A smile can hide a thousand tears. It’s certainly not very ‘British’ to focus on the negative. It’s always about the ‘stiff upper lip’ and ‘keep calm and carry on’. The trouble is, this very British point of view can be extremely damaging.
I have been finding myself in a state of dismay. The more that I educate myself on PTSD, the more I disagree with my diagnosis. I know that I have most definitely experienced some awfully traumatic things but I fail to believe that I’m ‘damaged’ as a result. Also, I really don’t ‘fit’ into the common examples of someone suffering with PTSD. My research tends to describe sufferers as emotionally numb and unable to feel normal emotions. Those close to me know that I am the polar opposite of this.
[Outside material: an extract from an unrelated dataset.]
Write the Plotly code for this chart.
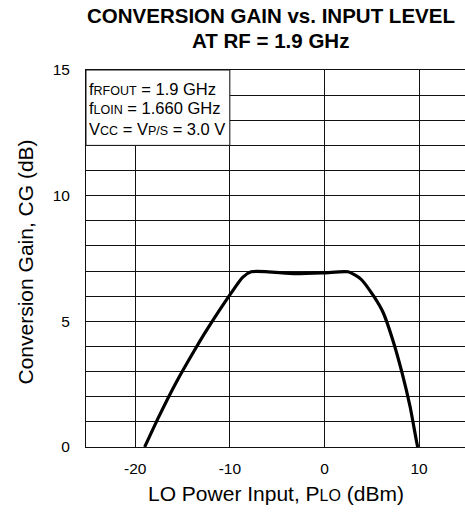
import plotly.graph_objects as go

# Data
lo_power_dbm = [-19.0, -17.5, -15.7, -13.5, -12.4, -10.0, -8.65, -7.75, -5.95, -3.1, 0.0, 2.5, 3.85, 5.2, 6.2, 7.2, 8.2, 9.05, 9.7, 9.85]
conv_gain_db = [0.0, 1.21, 2.55, 4.0, 4.68, 6.05, 6.75, 6.97, 6.97, 6.9, 6.93, 6.97, 6.68, 6.0, 5.35, 4.28, 2.95, 1.6, 0.28, 0.0]

x_ticks = [-20, -10, 0, 10]
y_ticks = list(range(0, 16))
y_ticktext = [str(v) if v % 5 == 0 else "" for v in y_ticks]

FONT = "Liberation Sans, Arial, sans-serif"

fig = go.Figure()
fig.add_trace(go.Scatter(
    x=lo_power_dbm, y=conv_gain_db, mode="lines",
    line=dict(color="black", width=3.2, shape="spline", smoothing=0.6),
    showlegend=False, hoverinfo="skip",
))

fig.update_layout(
    width=465, height=516,
    margin=dict(l=86, r=0, t=70, b=69),
    paper_bgcolor="white", plot_bgcolor="white",
    font=dict(family=FONT, color="black", size=16),
    xaxis=dict(
        range=[-25.2, 14.85], tickvals=x_ticks, ticktext=[str(v) for v in x_ticks],
        showgrid=True, gridcolor="#111", gridwidth=1, zeroline=False,
        showline=True, linecolor="#111", linewidth=1, mirror=True,
        ticks="", ticklabelstandoff=7, tickfont=dict(size=15.5),
    ),
    yaxis=dict(
        range=[0, 15], tickvals=y_ticks, ticktext=y_ticktext,
        showgrid=True, gridcolor="#111", gridwidth=1, zeroline=False,
        showline=True, linecolor="#111", linewidth=1,
        ticks="", ticklabelstandoff=12, tickfont=dict(size=15.5),
    ),
)

# Title (two lines)
fig.add_annotation(text="<b>CONVERSION GAIN vs. INPUT LEVEL</b>",
                   xref="paper", yref="paper", x=0.5, y=1, xshift=-5, yshift=55,
                   showarrow=False, font=dict(size=20.5, family=FONT),
                   xanchor="center", yanchor="middle")
fig.add_annotation(text="<b>AT RF = 1.9 GHz</b>",
                   xref="paper", yref="paper", x=0.5, y=1, xshift=-5, yshift=30,
                   showarrow=False, font=dict(size=20.5, family=FONT),
                   xanchor="center", yanchor="middle")

# Axis titles
fig.add_annotation(text="LO Power Input, P<span style='font-size:16px'>LO</span> (dBm)",
                   xref="paper", yref="paper", x=0.5, y=0, yshift=-46,
                   showarrow=False, font=dict(size=21, family=FONT),
                   xanchor="center", yanchor="middle")
fig.add_annotation(text="Conversion Gain, CG (dB)",
                   xref="paper", yref="paper", x=0, y=0.5, xshift=-61, yshift=-4,
                   textangle=-90, showarrow=False, font=dict(size=21, family=FONT),
                   xanchor="center", yanchor="middle")

# Condition box
fig.add_shape(type="rect", xref="x", yref="y", x0=-25.2, x1=-10, y0=12, y1=15,
              fillcolor="white", line=dict(color="#111", width=1), layer="above")
sm = "<span style='font-size:12.5px'>"
lines = [
    f"f{sm}RFOUT</span> = 1.9 GHz",
    f"f{sm}LOIN</span> = 1.660 GHz",
    f"V{sm}CC</span> = V{sm}P/S</span> = 3.0 V",
]
row_y = [14.26, 13.47, 12.67]
for t, yy in zip(lines, row_y):
    fig.add_annotation(text=t, xref="paper", yref="y", x=0, xshift=1, y=yy,
                       showarrow=False, xanchor="left", yanchor="middle",
                       font=dict(size=16.5, family=FONT))

fig.write_html("out.html", config={"displayModeBar": False},
               post_script="document.body.style.margin='0';")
Over the past week, I have been having non epileptic seizures in my sleep. This has always happened. However, the difference this week is that I’m not waking up. My poor Mr Right is being constantly woken up by my violent seizures whilst I lay there blissfully unaware. They’ve been that violent that I think I’ve actually given myself whiplash 😕
I’m struggling with pain more than anything at the moment. My whole body feels like it’s on fire. It’s that painful that even my glasses hurt my face and my hair tie pulls against my scalp. It’s as if my body has become hypersensitive. This, unfortunately, is quite a common side effect of FND. What I fail to understand is how on earth do I stop this? I don’t expect it, I don’t choose it so how am I or how is my brain causing it??
I really wish I could wave a magic wand and make it all disappear. Sadly, I think I’m only just at the beginning of a very long journey. However, if there’s a way to get through this and get my life back, I will try absolutely anything.
It’s okay to cry when I’m on my own. The whole situation is, for want of a better word, crappy! On the outside, I will continue to smile and get through each day the best I can.
Thank you for taking the time to read my story.